Her on kişiden sekizi yaşadığı şehirde bir deprem olmasından endişe duyuyor. Yine benzer oranda bir kitle bilim insanlarının uyardığı muhtemel Marmara depremine dair eskisine oranla daha yüksek bir tedirginlik içinde. 

Pandemi, enflasyon derken toplum uzun bir süredir genellikle olumsuz duygular içinde. Yine de gün içinde kendisini mutlu hisseden bir kitle vardı, Ocak ayında bu oran %27’ye kadar çıkmıştı. Arka arkaya yaşadığımız depremler, kaybedilen canlar toplumda bir süredir yaygın olan olumsuz duyguları daha da arttırdı, mutluluk duygusunu ifade edenlerin oranı da %8’e kadar geriledi. En yoğun hissedilen duygular endişe, yorgunluk ve üzüntü.

Deprem sonrasında bireyler destek için seferber oldular. O dönemde kurum ve kuruluşların oynadıkları rol öne çıktı, çünkü bireysel olarak başa çıkabileceğimiz bir olay değildi karşımızdaki. Araştırmamıza katılanların sadece %8’i bir sivil toplum kuruşuna üye. Depremler sonrasındaki toplumsal deneyim, geri kalan %92’lik kesimde her dört kişiden birini gelecekte bir STK’ya üye olma düşüncesine yönlendirdi. 

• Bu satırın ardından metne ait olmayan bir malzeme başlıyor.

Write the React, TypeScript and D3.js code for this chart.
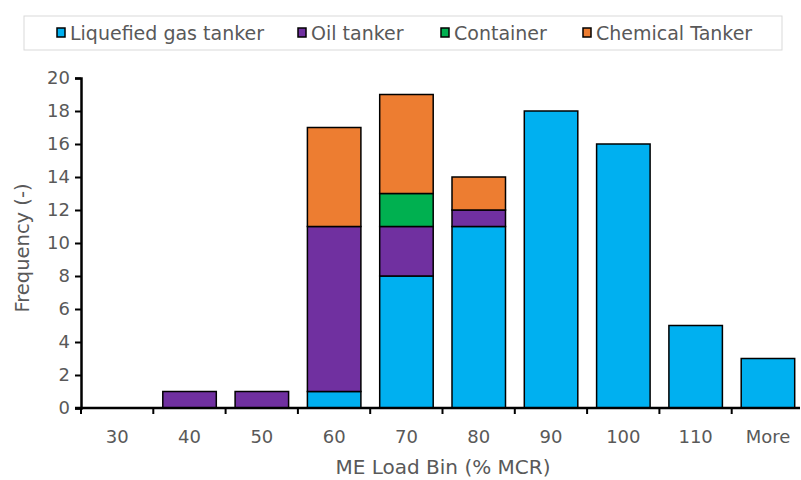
import React, { useEffect, useRef } from 'react';
import * as d3 from 'd3';

const categories = ['30', '40', '50', '60', '70', '80', '90', '100', '110', 'More'];
const seriesNames = ['Liquefied gas tanker', 'Oil tanker', 'Container', 'Chemical Tanker'];
const liquefied = [0, 0, 0, 1, 8, 11, 18, 16, 5, 3];
const oil = [0, 1, 1, 10, 3, 1, 0, 0, 0, 0];
const container = [0, 0, 0, 0, 2, 0, 0, 0, 0, 0];
const chemical = [0, 0, 0, 6, 6, 2, 0, 0, 0, 0];
const colors = ['#00b0f0', '#7030a0', '#00b050', '#ed7d31'];
const yTicks = [0, 2, 4, 6, 8, 10, 12, 14, 16, 18, 20];

const W = 801;
const H = 480;
const FONT = "'DejaVu Sans', sans-serif";
const TEXT = '#595959';

export default function App() {
  const svgRef = useRef<SVGSVGElement>(null);

  useEffect(() => {
    if (!svgRef.current) return;
    const svg = d3.select(svgRef.current);
    svg.selectAll('*').remove();

    const left = 81, axisRight = 800, top = 78, bottom = 408;

    // one band per bin; bars are inset within the band
    const x = d3.scaleBand().domain(categories).range([left, left + 723]).padding(0);
    const inset = 9.5;
    const barW = 53.5;
    const y = d3.scaleLinear().domain([0, 20]).range([bottom, top]);

    const rows = categories.map((c, i) => ({
      cat: c,
      s0: liquefied[i],
      s1: oil[i],
      s2: container[i],
      s3: chemical[i],
    }));
    const stacked = d3.stack<any>().keys(['s0', 's1', 's2', 's3'])(rows);

    // bars
    stacked.forEach((layer, li) => {
      svg.append('g')
        .selectAll('rect')
        .data(layer.filter(d => d[1] - d[0] > 0))
        .join('rect')
        .attr('x', d => x(d.data.cat)! + inset)
        .attr('width', barW)
        .attr('y', d => y(d[1]))
        .attr('height', d => y(d[0]) - y(d[1]))
        .attr('fill', colors[li])
        .attr('stroke', '#000')
        .attr('stroke-width', 1.5);
    });

    // y axis
    const yAxis = svg.append('g')
      .attr('transform', `translate(${left},0)`)
      .call(d3.axisLeft(y).tickValues(yTicks).tickSize(6).tickPadding(5));
    yAxis.select('.domain').attr('stroke', '#000').attr('stroke-width', 2.5);
    yAxis.selectAll('.tick line').attr('stroke', '#000').attr('stroke-width', 2);
    yAxis.selectAll('.tick text')
      .attr('fill', TEXT)
      .attr('font-family', FONT)
      .attr('font-size', 18);

    // x axis
    svg.append('line')
      .attr('x1', left - 6).attr('x2', axisRight)
      .attr('y1', bottom).attr('y2', bottom)
      .attr('stroke', '#000').attr('stroke-width', 2.5);
    svg.append('g')
      .selectAll('line')
      .data(categories)
      .join('line')
      .attr('x1', d => x(d)!).attr('x2', d => x(d)!)
      .attr('y1', bottom).attr('y2', bottom + 6)
      .attr('stroke', '#000').attr('stroke-width', 2);

    svg.append('g')
      .selectAll('text')
      .data(categories)
      .join('text')
      .attr('x', d => x(d)! + inset + barW / 2)
      .attr('y', 443)
      .attr('text-anchor', 'middle')
      .attr('fill', TEXT)
      .attr('font-family', FONT)
      .attr('font-size', 18)
      .text(d => d);

    // axis titles
    svg.append('text')
      .attr('x', 443).attr('y', 474)
      .attr('text-anchor', 'middle')
      .attr('fill', TEXT)
      .attr('font-family', FONT)
      .attr('font-size', 20)
      .text('ME Load Bin (% MCR)');

    svg.append('text')
      .attr('transform', `translate(29,${(top + bottom) / 2 + 5}) rotate(-90)`)
      .attr('text-anchor', 'middle')
      .attr('fill', TEXT)
      .attr('font-family', FONT)
      .attr('font-size', 19.5)
      .text('Frequency (-)');

    // legend
    svg.append('rect')
      .attr('x', 24).attr('y', 16)
      .attr('width', 758).attr('height', 34)
      .attr('fill', '#fff')
      .attr('stroke', '#d9d9d9')
      .attr('stroke-width', 1);

    const legendX = [57, 298, 441, 583];
    const lg = svg.append('g')
      .selectAll('g')
      .data(seriesNames)
      .join('g')
      .attr('transform', (d, i) => `translate(${legendX[i]},33)`);
    lg.append('rect')
      .attr('x', 0).attr('y', -5)
      .attr('width', 8).attr('height', 9)
      .attr('fill', (d, i) => colors[i])
      .attr('stroke', '#000')
      .attr('stroke-width', 1.5);
    lg.append('text')
      .attr('x', 13).attr('y', 7)
      .attr('fill', TEXT)
      .attr('font-family', FONT)
      .attr('font-size', 19)
      .text(d => d);
  }, []);

  return (
    <svg ref={svgRef} width={W} height={H} style={{ position: 'absolute', left: 0, top: 0, background: '#fff' }} />
  );
}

Toplumda devlet kurumları haricinde sivil toplum kuruluşlarının da yaygın ve güçlü olmaları çok kritik. İyi gitmediğini düşündüğümüz pek çok konuda yasal düzenlemeler mevcut olduğu halde sonuç alınamayabiliyor. Bunu, bina yapım kurallarının by-pass edilmesi ve depremde binlerce cana mal olan binaların yapılmasına olanak doğmuş olması ile bir kez daha gördük. Pek çok alanda daha iyi sonuçları “hataları kontrol ederek”, “yasaklar & cezalar üzerinden ilerleyerek” bir yere kadar elde edebiliriz, asıl amacımız hep birlikte “hatasızı üretmek” olmalı. Bunun için bilinçli bireylere ve örgütlü topluma ihtiyacımız var.

ARAŞTIRMA KÜNYESİ
    Ipsos Anti Kriz Monitörü: Araştırma 18 yaş üstü İBBS 1 düzeyinde 6 Şubat depreminden etkilenen 10 il hariç diğer illerde nüfusu temsil eden 800 birey ile 20-23 ŞUBAT 2023 tarihleri arasında online anket yöntemiyle (CAWI) gerçekleştirilmiştir.